— Begin —

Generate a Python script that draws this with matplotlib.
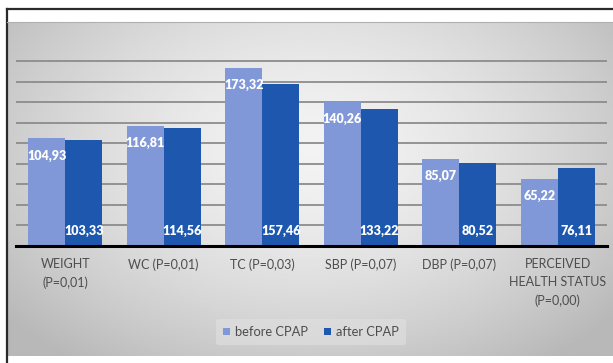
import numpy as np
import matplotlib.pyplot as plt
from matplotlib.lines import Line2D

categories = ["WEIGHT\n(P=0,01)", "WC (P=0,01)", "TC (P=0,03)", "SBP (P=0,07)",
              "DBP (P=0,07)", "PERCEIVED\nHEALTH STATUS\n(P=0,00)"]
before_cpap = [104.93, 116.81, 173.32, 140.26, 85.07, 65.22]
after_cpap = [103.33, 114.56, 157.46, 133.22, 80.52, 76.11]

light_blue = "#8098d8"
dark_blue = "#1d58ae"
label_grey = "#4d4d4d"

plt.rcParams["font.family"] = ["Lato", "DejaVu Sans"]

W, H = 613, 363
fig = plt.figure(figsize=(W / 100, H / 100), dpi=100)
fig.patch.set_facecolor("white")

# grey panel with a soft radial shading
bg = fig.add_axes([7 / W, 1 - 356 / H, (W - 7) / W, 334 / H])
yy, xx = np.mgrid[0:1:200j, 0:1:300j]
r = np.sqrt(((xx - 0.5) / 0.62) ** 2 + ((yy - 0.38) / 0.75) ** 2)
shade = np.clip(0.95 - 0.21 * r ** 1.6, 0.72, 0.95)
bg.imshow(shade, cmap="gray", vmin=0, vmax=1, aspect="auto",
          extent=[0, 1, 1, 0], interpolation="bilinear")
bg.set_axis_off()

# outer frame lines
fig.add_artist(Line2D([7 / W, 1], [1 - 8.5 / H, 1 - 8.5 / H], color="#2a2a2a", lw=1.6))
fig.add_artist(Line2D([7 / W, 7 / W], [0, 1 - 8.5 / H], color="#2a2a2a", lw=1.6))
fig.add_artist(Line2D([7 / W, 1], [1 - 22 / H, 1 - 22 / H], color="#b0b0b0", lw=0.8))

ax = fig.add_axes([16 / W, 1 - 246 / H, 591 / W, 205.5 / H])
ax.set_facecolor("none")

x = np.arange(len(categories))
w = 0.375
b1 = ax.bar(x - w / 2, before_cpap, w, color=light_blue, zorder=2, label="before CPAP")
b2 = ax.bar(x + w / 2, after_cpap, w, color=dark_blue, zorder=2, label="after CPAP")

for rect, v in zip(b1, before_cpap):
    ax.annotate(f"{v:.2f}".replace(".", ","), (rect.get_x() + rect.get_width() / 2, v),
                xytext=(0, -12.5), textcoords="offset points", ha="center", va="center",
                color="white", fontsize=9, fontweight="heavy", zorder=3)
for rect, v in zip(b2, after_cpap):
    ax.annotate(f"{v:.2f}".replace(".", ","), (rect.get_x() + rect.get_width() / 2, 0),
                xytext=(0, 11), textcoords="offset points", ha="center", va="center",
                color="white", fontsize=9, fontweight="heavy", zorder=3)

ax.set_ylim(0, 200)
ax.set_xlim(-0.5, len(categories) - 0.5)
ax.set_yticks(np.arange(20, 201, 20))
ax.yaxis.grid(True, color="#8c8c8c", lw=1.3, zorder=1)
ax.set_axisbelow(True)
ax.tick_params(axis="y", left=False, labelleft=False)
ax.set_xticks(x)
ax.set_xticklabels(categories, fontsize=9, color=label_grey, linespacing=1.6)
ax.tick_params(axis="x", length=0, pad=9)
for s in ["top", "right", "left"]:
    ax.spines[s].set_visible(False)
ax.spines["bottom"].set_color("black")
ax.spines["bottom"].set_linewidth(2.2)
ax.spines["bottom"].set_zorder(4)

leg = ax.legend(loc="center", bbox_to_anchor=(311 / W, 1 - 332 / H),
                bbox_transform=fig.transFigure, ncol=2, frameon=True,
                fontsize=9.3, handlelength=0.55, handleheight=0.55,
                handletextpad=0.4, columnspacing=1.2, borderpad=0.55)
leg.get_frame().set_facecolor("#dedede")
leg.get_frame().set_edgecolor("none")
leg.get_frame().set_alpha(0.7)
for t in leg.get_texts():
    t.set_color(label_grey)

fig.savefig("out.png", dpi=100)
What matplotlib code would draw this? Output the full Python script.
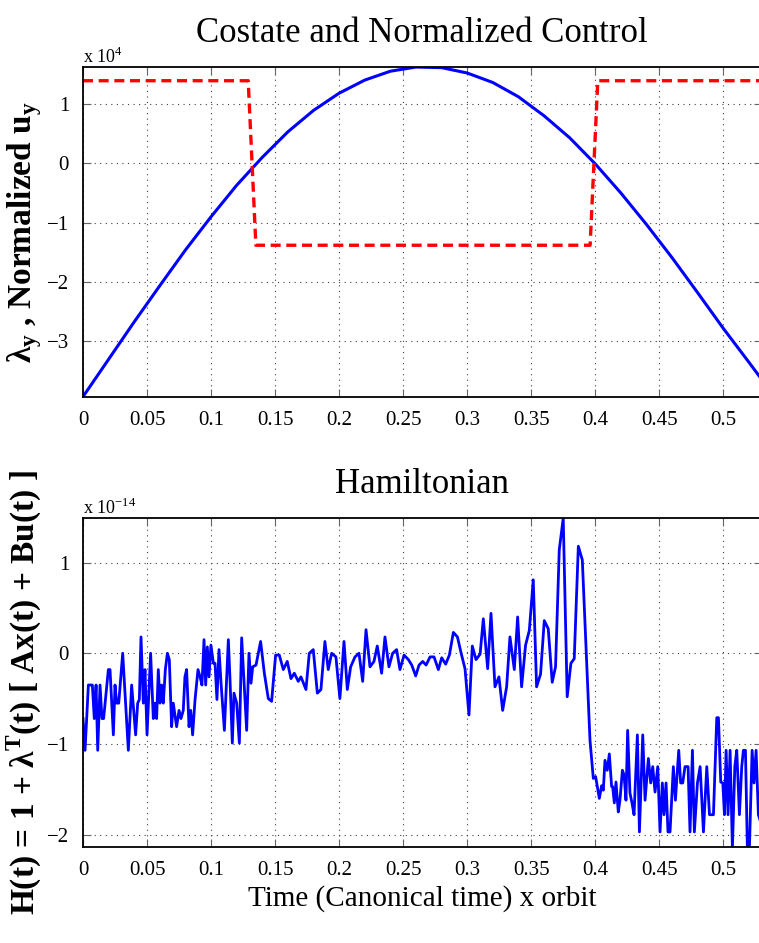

— End —

• EXERCISE OBJECTIVE: Please repeat exactly the data above from its first line to the line that contains "from matplotlib.lines import Line2D", inclusive, and leave every picture out.

• TASK SOLUTION:
Generate a Python script that draws this with matplotlib.
import numpy as np
import matplotlib.pyplot as plt
from matplotlib.lines import Line2D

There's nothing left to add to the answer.